Dotąd usługi w zakresie ustalania pozycji, nawigacji i pomiaru czasu opierano na amerykańskim systemie satelitarnym GPS (ang. Global Positioning System). Coraz częściej wspiera go rosyjski Glonass. Wreszcie nadszedł czas na Unię Europejską. Od połowy grudnia 2016 r. chlubimy się systemem Galileo, który na razie liczy 18 satelitów. Pełna konstelacja będzie złożona z 30 satelitów w 2020 r. Ale wówczas chiński system Beidou zakończy swoją transformację z systemu regionalnego w ogólnoświatowy. Równocześnie zaczną działać systemy indyjski i japoński, co łącznie umożliwi korzystanie z ok. 120 satelitów.

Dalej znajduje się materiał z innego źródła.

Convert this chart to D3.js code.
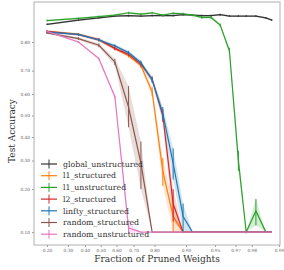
<!DOCTYPE html>
<meta charset="utf-8">
<body style="margin:0;background:#fff">
<script src="https://d3js.org/d3.v7.min.js"></script>
<script>
var width = 284,
    height = 270;

// pruning fractions (x) of each measured point
var fractions = [0.2, 0.36, 0.488, 0.59, 0.672, 0.738, 0.79, 0.832, 0.866, 0.893,
                 0.914, 0.931, 0.945, 0.956, 0.965, 0.972, 0.977, 0.982, 0.986, 0.988];
var xTicks = [0.2, 0.3, 0.4, 0.5, 0.6, 0.7, 0.8, 0.9, 0.95, 0.97, 0.98, 0.99];
var yTicks = [0.1, 0.2, 0.3, 0.4, 0.5, 0.6, 0.7, 0.8];

var names = ['global_unstructured', 'l1_structured', 'l1_unstructured', 'l2_structured',
             'linfty_structured', 'random_structured', 'random_unstructured'];
var colors = ['#333333', '#ff7f0e', '#2ca02c', '#d62728', '#1f77b4', '#8c564b', '#e377c2'];

var globalMean = [0.848, 0.858, 0.863, 0.867, 0.868, 0.867, 0.868, 0.868, 0.868, 0.870,
                  0.869, 0.868, 0.868, 0.870, 0.867, 0.867, 0.867, 0.867, 0.863, 0.858];
var globalErr  = [0.002, 0.002, 0.002, 0.002, 0.002, 0.002, 0.002, 0.002, 0.002, 0.002,
                  0.002, 0.002, 0.002, 0.002, 0.002, 0.002, 0.002, 0.002, 0.002, 0.002];
var l1sMean = [0.830, 0.823, 0.806, 0.780, 0.755, 0.720, 0.610, 0.260, 0.130, 0.100,
               0.100, 0.100, 0.100, 0.100, 0.100, 0.100, 0.100, 0.100, 0.100, 0.100];
var l1sErr  = [0.003, 0.003, 0.004, 0.005, 0.006, 0.010, 0.020, 0.050, 0.030, 0.000,
               0, 0, 0, 0, 0, 0, 0, 0, 0, 0];
var l1uMean = [0.857, 0.862, 0.866, 0.869, 0.874, 0.871, 0.874, 0.869, 0.873, 0.872,
               0.869, 0.864, 0.864, 0.846, 0.772, 0.300, 0.100, 0.142, 0.100, 0.100];
var l1uErr  = [0.002, 0.002, 0.002, 0.002, 0.002, 0.002, 0.002, 0.002, 0.002, 0.002,
               0.002, 0.003, 0.003, 0.004, 0.010, 0.040, 0.000, 0.030, 0.000, 0.000];
var l2sMean = [0.830, 0.821, 0.807, 0.780, 0.760, 0.725, 0.665, 0.500, 0.160, 0.100,
               0.100, 0.100, 0.100, 0.100, 0.100, 0.100, 0.100, 0.100, 0.100, 0.100];
var l2sErr  = [0.003, 0.003, 0.005, 0.006, 0.006, 0.008, 0.012, 0.030, 0.040, 0.000,
               0, 0, 0, 0, 0, 0, 0, 0, 0, 0];
var linfMean = [0.828, 0.822, 0.806, 0.788, 0.766, 0.730, 0.661, 0.510, 0.290, 0.130,
                0.100, 0.100, 0.100, 0.100, 0.100, 0.100, 0.100, 0.100, 0.100, 0.100];
var linfErr  = [0.003, 0.003, 0.004, 0.005, 0.006, 0.008, 0.012, 0.030, 0.060, 0.030,
                0, 0, 0, 0, 0, 0, 0, 0, 0, 0];
var randsMean = [0.826, 0.810, 0.790, 0.733, 0.540, 0.290, 0.100, 0.100, 0.100, 0.100,
                 0.100, 0.100, 0.100, 0.100, 0.100, 0.100, 0.100, 0.100, 0.100, 0.100];
var randsErr  = [0.003, 0.004, 0.006, 0.012, 0.095, 0.090, 0.000, 0, 0, 0,
                 0, 0, 0, 0, 0, 0, 0, 0, 0, 0];
var randuMean = [0.830, 0.800, 0.745, 0.588, 0.107, 0.100, 0.100, 0.100, 0.100, 0.100,
                 0.100, 0.100, 0.100, 0.100, 0.100, 0.100, 0.100, 0.100, 0.100, 0.100];
var randuErr  = [0.002, 0.003, 0.004, 0.006, 0.010, 0.000, 0, 0, 0, 0,
                 0, 0, 0, 0, 0, 0, 0, 0, 0, 0];

var means = [globalMean, l1sMean, l1uMean, l2sMean, linfMean, randsMean, randuMean];
var errs = [globalErr, l1sErr, l1uErr, l2sErr, linfErr, randsErr, randuErr];

var margin = {left: 34, right: 4, top: 2, bottom: 25};

function logit(p) { p = Math.min(Math.max(p, 0.02), 0.998); return Math.log(p / (1 - p)); }

// logit axes, built on linear scales over logit(p)
var xLin = d3.scaleLinear().domain([-1.72, 4.62]).range([margin.left, width - margin.right]);
var yLin = d3.scaleLinear().domain([-2.44, 2.14]).range([height - margin.bottom, margin.top]);
var x = function(p) { return xLin(logit(p)); };
var y = function(p) { return yLin(logit(p)); };

var svg = d3.select("body").append("svg")
    .attr("width", width)
    .attr("height", height)
    .style("font-family", "'DejaVu Serif', serif");

var fmt = d3.format(".2f");

var xAxis = svg.append("g")
    .attr("transform", "translate(0," + (height - margin.bottom) + ")")
    .call(d3.axisBottom(xLin).tickValues(xTicks.map(logit)).tickFormat(function(d, i) { return fmt(xTicks[i]); }).tickSize(2).tickPadding(2));
var yAxis = svg.append("g")
    .attr("transform", "translate(" + margin.left + ",0)")
    .call(d3.axisLeft(yLin).tickValues(yTicks.map(logit)).tickFormat(function(d, i) { return fmt(yTicks[i]); }).tickSize(2).tickPadding(2));
[xAxis, yAxis].forEach(function(a) {
    a.select(".domain").remove();
    a.selectAll(".tick line").attr("stroke", "#999");
    a.selectAll(".tick text").attr("fill", "#666").style("font-size", "4.3px").style("font-family", "'DejaVu Serif', serif");
});

// box
svg.append("rect")
    .attr("x", margin.left).attr("y", margin.top)
    .attr("width", width - margin.left - margin.right)
    .attr("height", height - margin.top - margin.bottom)
    .attr("fill", "none").attr("stroke", "#b0b0b0").attr("stroke-width", 1);

var plot = svg.append("g");

means.forEach(function(m, k) {
    var pts = m.map(function(v, i) { return {x: fractions[i], v: v, e: errs[k][i]}; });
    var area = d3.area()
        .x(function(d) { return x(d.x); })
        .y0(function(d) { return y(d.v - d.e); })
        .y1(function(d) { return y(d.v + d.e); });
    plot.append("path").datum(pts)
        .attr("d", area)
        .attr("fill", colors[k]).attr("fill-opacity", 0.2);
    var line = d3.line()
        .x(function(d) { return x(d.x); })
        .y(function(d) { return y(d.v); });
    plot.append("path").datum(pts)
        .attr("d", line)
        .attr("fill", "none").attr("stroke", colors[k]).attr("stroke-width", 1.2);
    plot.selectAll(null).data(pts.filter(function(d) { return d.e > 0; }))
        .enter().append("line")
        .attr("x1", function(d) { return x(d.x); })
        .attr("x2", function(d) { return x(d.x); })
        .attr("y1", function(d) { return y(d.v - d.e); })
        .attr("y2", function(d) { return y(d.v + d.e); })
        .attr("stroke", colors[k]).attr("stroke-width", 1);
});

// legend
var legend = svg.append("g").attr("transform", "translate(41,164)");
names.forEach(function(n, k) {
    var g = legend.append("g").attr("transform", "translate(0," + (k * 11.7) + ")");
    g.append("line").attr("x1", 0).attr("x2", 16).attr("y1", 0).attr("y2", 0)
        .attr("stroke", colors[k]).attr("stroke-width", 1.2);
    g.append("line").attr("x1", 8).attr("x2", 8).attr("y1", -4.5).attr("y2", 4.5)
        .attr("stroke", colors[k]).attr("stroke-width", 1);
    g.append("text").attr("x", 22).attr("y", 0).attr("dy", "0.35em")
        .style("font-size", "7.8px").attr("fill", "#333").text(n);
});

svg.append("text")
    .attr("x", (margin.left + width - margin.right) / 2)
    .attr("y", 262)
    .attr("text-anchor", "middle")
    .style("font-size", "9px").attr("fill", "#333")
    .text("Fraction of Pruned Weights");

svg.append("text")
    .attr("transform", "translate(15,131) rotate(-90)")
    .attr("text-anchor", "middle")
    .style("font-size", "9px").attr("fill", "#333")
    .text("Test Accuracy");
</script>
</body>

W ocenie Europejskiej Agencji Globalnych Systemów Nawigacyjnych (GSA) już wkrótce pojawią się na masową skalę superczułe, zminiaturyzowane i energooszczędne chipsety (mikroprocesorowe układy elektroniczne) umożliwiające odbiór sygnałów z satelitów kilku konstelacji. Im więcej wychwycimy sygnałów satelitów, tym lepszą uzyskamy dokładność pomiaru. Na razie rynek przyzwyczaja się do pary GPS+Glonass, nieliczni dodają doń Galileo i Beidou. Gra toczy się o rynek usług satelitarnych szacowany na 250 mld euro rocznie w 2022 r., zwany inaczej rynkiem GNSS (ang. Global Navigation Satellite System, Globalne Systemy Nawigacji Satelitarnej).
W filmie „Sami swoi” Pawlakowie uznali, że ich sąsiad Władek Kargul zaorał pole aż o trzy palce szerzej, niż przebiegała granica. Za to oszustwo Jasiek Pawlak zdzielił go kosą po grzbiecie, po czym musiał uciekać do Ameryki. Dzisiaj miedzy mogłyby strzec satelity.
Rolnik satelitarny
Operator tej maszyny pracuje w komfortowej, dobrze wyciszonej kabinie z regulowaną amortyzacją, klimatyzacją, zestawem stereo Hi-Fi i systemem głośnomówiącym z technologią Bluetooth. Swoje zadanie wykonuje zwykle w trybie autonomicznym.